In the mean time, doubts arising as to his sex, his calumnies were all forgotten, and a new interest was attached to the chevalier, by the assertion of some that he was male, and of others that he was female. This was something fresh for assurance brokers, and the question was mooted at Lloyd’s. At first wagers were made; but as there was no present mode of deciding whether this extraordinary individual was man or woman, they were quickly abandoned.

It was decided, therefore, that policies should be opened on his sex, by which it was undertaken that on payment of fifteen guineas, one hundred should be returned whenever the chevalier was proved to be a woman. At first he pretended to be indignant, and advertised that on a certain day and hour he would satisfy all whom it concerned. The place was a City coffee-house, the hour was that of ’Change, and the curiosity of the citizens was greatly excited.
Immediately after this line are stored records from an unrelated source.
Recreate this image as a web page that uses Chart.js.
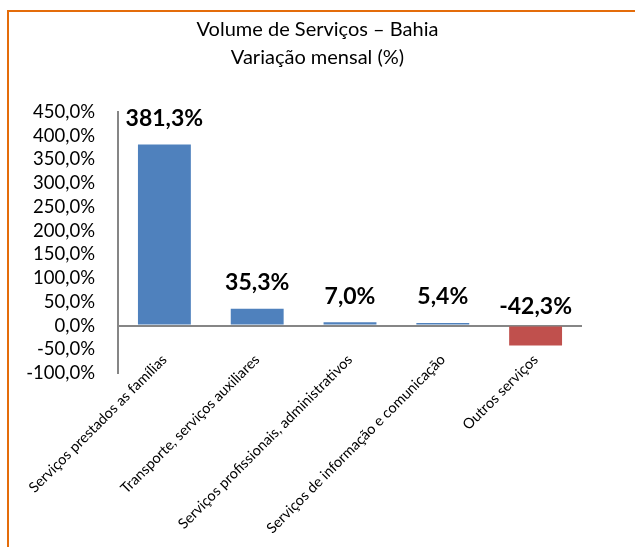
<!DOCTYPE html>
<html>
<head>
<meta charset="utf-8">
<script src="https://cdn.jsdelivr.net/npm/chart.js@4"></script>
<style>
    html, body { margin: 0; padding: 0; background: #fff; }
    #wrap { position: relative; width: 635px; height: 547px; overflow: hidden; }
    #frame { position: absolute; left: 7px; top: 10px; width: 700px; height: 600px; border: 2px solid #E46C0A; }
    canvas { position: absolute; left: 0; top: 0; }
</style>
</head>
<body>
<div id="wrap">
    <div id="frame"></div>
    <canvas id="chart" width="635" height="547"></canvas>
</div>
<script>
'use strict'

let categories = [
    'Serviços prestados as famílias',
    'Transporte, serviços auxiliares',
    'Serviços profissionais, administrativos',
    'Serviços de informação e comunicação',
    'Outros serviços'
];
let values = [381.3, 35.3, 7.0, 5.4, -42.3];
let titleLines = ['Volume de Serviços – Bahia', 'Variação mensal (%)'];

const fontFamily = "Lato, 'Open Sans', sans-serif";

function pct(v) {
    return v.toFixed(1).replace('.', ',') + '%';
}

// value labels above each bar, like the excel original
const valueLabels = {
    id: 'valueLabels',
    afterLayout(chart) {
        // category labels hang just under the zero line, so don't clip them to the axis box
        chart.scales.x._computeLabelArea = () => undefined;
    },
    afterDatasetsDraw(chart) {
        let ctx = chart.ctx;
        let meta = chart.getDatasetMeta(0);
        let zero = chart.scales.y.getPixelForValue(0);
        ctx.save();
        ctx.font = 'bold 23px ' + fontFamily;
        ctx.fillStyle = '#000';
        ctx.textAlign = 'center';
        ctx.textBaseline = 'middle';
        meta.data.forEach((bar, i) => {
            let y = values[i] >= 0 ? bar.y - 26 : zero - 19;
            ctx.fillText(pct(values[i]), bar.x, y);
        });
        ctx.restore();
    }
};

new Chart(document.getElementById('chart'), {
    type: 'bar',
    data: {
        labels: categories,
        datasets: [{
            data: values,
            backgroundColor: values.map(v => v >= 0 ? '#4F81BD' : '#C0504D'),
            categoryPercentage: 1,
            barPercentage: 0.57
        }]
    },
    options: {
        responsive: false,
        animation: false,
        layout: { padding: 0 },
        plugins: {
            legend: { display: false },
            tooltip: { enabled: false },
            title: {
                display: true,
                text: titleLines,
                color: '#000',
                font: { family: fontFamily, size: 20, weight: 'normal', lineHeight: 1.4 },
                padding: { top: 16, bottom: 40 }
            }
        },
        scales: {
            x: {
                grid: { display: false, drawTicks: false },
                border: { display: false },
                ticks: {
                    color: '#000',
                    font: { family: fontFamily, size: 14.5 },
                    minRotation: 45,
                    maxRotation: 45,
                    autoSkip: false,
                    padding: -22
                },
                afterFit(scale) { scale.height = 174; }
            },
            y: {
                min: -100,
                max: 450,
                grid: {
                    drawTicks: false,
                    lineWidth: 2,
                    color: c => c.tick && c.tick.value === 0 ? '#868686' : 'rgba(0,0,0,0)'
                },
                border: { display: true, color: '#868686', width: 2 },
                ticks: {
                    stepSize: 50,
                    autoSkip: false,
                    color: '#000',
                    font: { family: fontFamily, size: 18.5 },
                    padding: 23,
                    callback: v => pct(v)
                },
                afterFit(scale) { scale.width = 118; }
            },
            // empty axis on the right just to keep the plot narrower than the title
            spacer: {
                position: 'right',
                display: true,
                grid: { display: false, drawTicks: false },
                border: { display: false },
                ticks: { display: false },
                afterFit(scale) { scale.width = 53; }
            }
        }
    },
    plugins: [valueLabels]
});
</script>
</body>
</html>
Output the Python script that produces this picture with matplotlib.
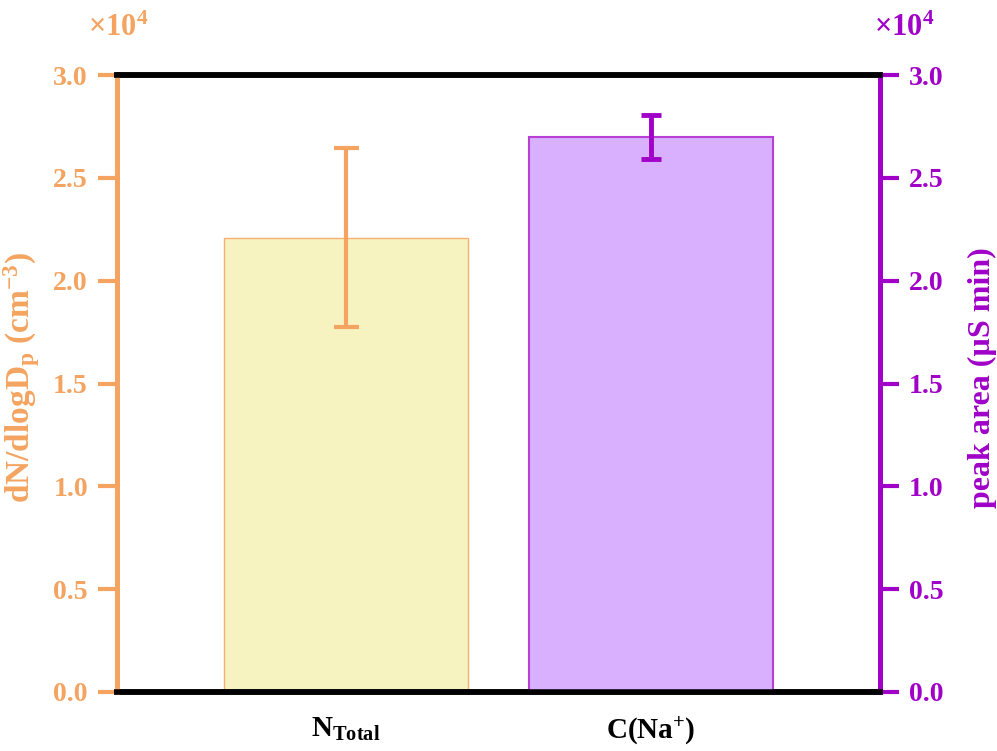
import matplotlib.pyplot as plt
from matplotlib.ticker import FuncFormatter, MultipleLocator

# bar data (raw units)
categories = ['N$_{\\mathrm{Total}}$', 'C(Na$^{\\mathrm{+}}$)']
values = [22100, 26980]
errors = [4350, 1080]

orange = '#F4A460'
purple = '#A000C8'
fill_colors = ['#F6F3C1', '#D8B0FE']
edge_colors = ['#F6B070', '#B840D8']

plt.rcParams['font.family'] = 'Liberation Serif'
plt.rcParams['font.weight'] = 'bold'
plt.rcParams['mathtext.fontset'] = 'custom'
plt.rcParams['mathtext.rm'] = 'Liberation Serif:bold'
plt.rcParams['mathtext.it'] = 'Liberation Serif:bold:italic'
plt.rcParams['mathtext.bf'] = 'Liberation Serif:bold'

fig = plt.figure(figsize=(9.97, 7.51), dpi=100)
ax1 = fig.add_axes([0.1174, 0.0786, 0.7652, 0.8214])
ax2 = ax1.twinx()

x = [1, 2]
ax1.bar(x[0], values[0], width=0.8, color=fill_colors[0], edgecolor=edge_colors[0], linewidth=1.0, zorder=2)
ax1.errorbar(x[0], values[0], yerr=errors[0], fmt='none', ecolor=orange, elinewidth=3, capsize=9, capthick=3, zorder=3)
ax2.bar(x[1], values[1], width=0.8, color=fill_colors[1], edgecolor=edge_colors[1], linewidth=1.5, zorder=2)
ax2.errorbar(x[1], values[1], yerr=errors[1], fmt='none', ecolor=purple, elinewidth=3.5, capsize=7, capthick=3.5, zorder=3)

fmt = FuncFormatter(lambda v, pos: f'{v / 1e4:.1f}')
for ax, col in ((ax1, orange), (ax2, purple)):
    ax.set_ylim(0, 30000)
    ax.yaxis.set_major_locator(MultipleLocator(5000))
    ax.yaxis.set_major_formatter(fmt)
    ax.tick_params(axis='y', colors=col, labelsize=20, width=3, length=14, direction='out', pad=7)
    for lab in ax.get_yticklabels():
        lab.set_fontweight('bold')

ax1.set_xlim(0.25, 2.75)
ax1.set_xticks(x)
ax1.set_xticklabels(categories, fontsize=21, fontweight='bold')
ax1.tick_params(axis='x', length=0, pad=17)

for ax in (ax1, ax2):
    ax.spines['top'].set_color('black')
    ax.spines['top'].set_linewidth(4)
    ax.spines['bottom'].set_color('black')
    ax.spines['bottom'].set_linewidth(4)
    ax.spines['left'].set_color(orange)
    ax.spines['left'].set_linewidth(3.5)
    ax.spines['right'].set_color(purple)
    ax.spines['right'].set_linewidth(3.5)

ax1.set_ylabel('dN/dlogD$_{\\mathrm{p}}$ (cm$^{\\mathrm{-3}}$)', color=orange, fontsize=24, fontweight='bold')
ax2.set_ylabel('peak area (µS min)', color=purple, fontsize=23, fontweight='bold')
ax1.yaxis.set_label_coords(-0.098, 0.51)
ax2.yaxis.set_label_coords(1.115, 0.51)

# multiplier labels above each axis
fig.text(0.088, 0.962, '×10$^{\\mathrm{4}}$', color=orange, fontsize=22, fontweight='bold', va='center')
fig.text(0.877, 0.962, '×10$^{\\mathrm{4}}$', color=purple, fontsize=22, fontweight='bold', va='center')

fig.savefig('out.png', dpi=100)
The assurances on this eccentric person’s sex were greatly and immediately increased, policies to a very large amount were made out, wagers of thousands were entered into, and to the rendezvous thronged bankers, underwriters, and brokers. The hour approached, and with it came the chevalier, who, dressed in the uniform of a French officer and decorated with the order of St. Louis, rose to address the assembly. It is easy to imagine the breathless attention of the listening throng (for a million was said to depend on his words), the eager interest of some, the cool cupidity of others, the ribaldry of more, and the astonishment of all, as with an audacity only to be equalled by his charlatanry, he said “he came to prove that he belonged to that sex whose dress he wore, and challenged any one there to disprove his manhood with sword or with cudgel.” The spirit of the citizens had long passed away, commerce had sheathed the sword of chivalry, and none grasped the gauntlet for the honour of London. Bankers, brokers, and underwriters gaped at one another aghast; and though the boldness of the speech pleased many, it was far from satisfactory to those who came with the hope of winning a wager, or claiming their assurance money. The knight departed in triumph. Large sums were said to be offered him to divulge his sex. “I know for certain,” says a writer of the day, “that there were sums offered to him, amounting to 30,000l.” However this may be, it was thought necessary to settle the question, if possible; and one of the first actions tried after the act to prevent gaming in assurance, arose from a policy on the sex of D’Eon, in which it appeared that Mr. Jaques, a broker, had received several premiums of 35 guineas, for which he had granted policies undertaking to return 100 whenever the chevalier was proved to be a woman. The form of the contract was as follows:—

“In consideration of thirty-five guineas for one-hundred received of Roebuck and Vaughan, we whose names are hereunto subscribed, do severally promise to pay the sums of money which we have hereunto subscribed, on the following condition; viz., in case the Chevalier d’Eon should hereafter prove to be a female.”

From this day the star of the chevalier waned in England. He turned fencing-master, but with difficulty obtained a living. He assumed female attire, but his hour was over. He had ceased to be a curiosity to the many; the “death brokers,” as Horace Walpole calls them, could make no more by him; and with the assurance on his sex ceases the interest of Chevalier d’Eon, in the context of this volume. His name is only interesting to the reader from the fact that Chief Justice Mansfield adjudicated on his case, and that an important decision was arrived at in the legal history of this science, when his Lordship declared that a policy of assurance, although not even on life, when entered into without an insurable interest, was against the purport of the act recently passed, and contrary to English notions of morality.